In the field, a drive may acquire defects due to corrosion, handling, or other causes. These are typically identified in a table of exceptions (sometimes called the P-list and the G-list, for primary defects and grown defects, respectively). This table, the table of parameters, and the firmware are typically stored on the disk itself in the outermost tracks. These tracks are referred to as the system area, maintenance tracks, diskware, negative cylinders, etc. However, some drive models store the table in non-volatile memory on the printed circuit board. Clearly this table of exceptions is uniquely linked to the media in a particular drive. The table for one drive will not, in general, be the same for the media from another drive.
Inside a modern HDD, a user's data is encoded about 5 times before being written to the disk. This is done to 1) Ensure no incorrect data is provided to the user, 2) Correct as many errors that may occur in detection as possible, and 3) Improve the quality of detection by improving timing recovery and by mitigating the effects of certain error-prone patterns. Because of these levels of encoding, the user's data itself is not written to the disk. Instead it is the encoded user data that is stored. Even if a tool such as PRMLproTM is used to recover the data, it is actually detecting the encoded data. To yield useful information that can be reassembled into files, the various encoding steps must be decoded.
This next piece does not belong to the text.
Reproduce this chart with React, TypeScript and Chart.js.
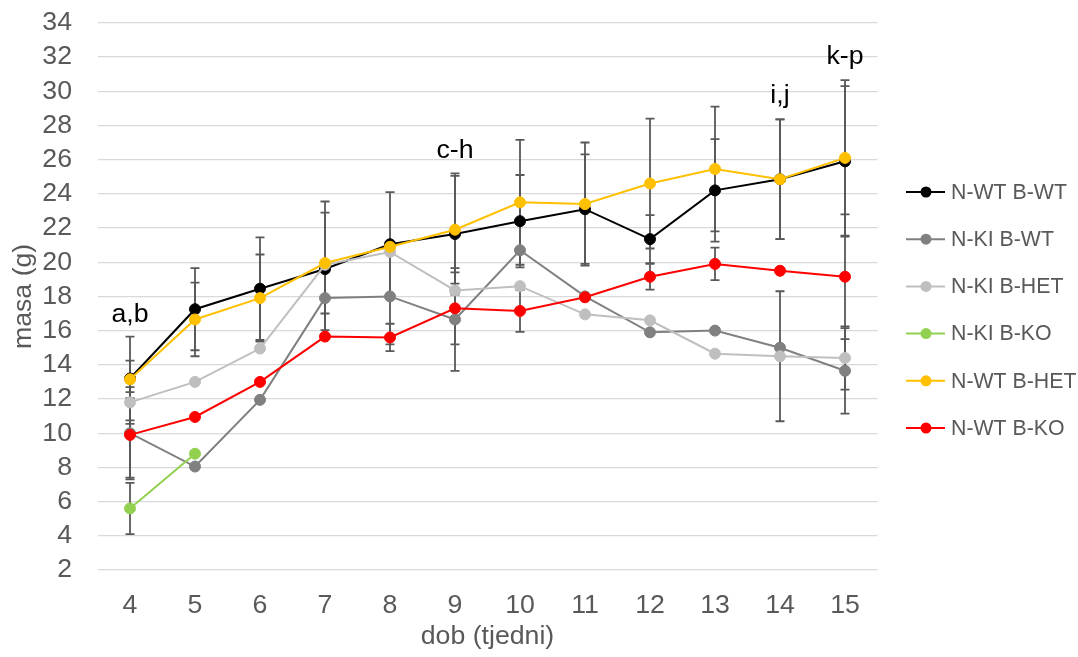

In a failed hard disk drive, the disk surface may or may not be damaged. If the disk is not physically damaged, the user's data is still there, unless it has been overwritten. If the disk is physically damaged, there is no data left wherever the magnetic material of the disk is removed. The magnetic layer that contains the data is only about a microinch thick. So any scratch is likely to have completely removed the magnetic material in that area. The heads do not scratch the disk in normal operation because they are actually flying over the surface although the flight is at a spacing of less than 1 microinch! If the disk is bent so that the heads can no longer fly, there is no documented method for commercially viable recovery.
The most advanced, commercially viable technique for recovering data from a hardware-failed disk drive is careful replacement of the failed parts. If the part to be replaced in inside the head/disk assembly (HDA), the replacement should be performed in a clean environment. Remember that the head must fly about a microinch above the surface of the disk, so a greasy fingerprint or a stuck particle can cause the repaired drive to crash. This is likely to result in even more damage to the data on the disk. For part-replacement to be successful, spare parts must be available for the specific drive. Drive companies and their component suppliers do not supply spare parts. The parts must come from new donor drives of the same type. However, the tight matching of the head with the disk and the hyper-tuning of the system parameters means that it is less likely that a similar drive's parts will work. The parts must come from the same drive model.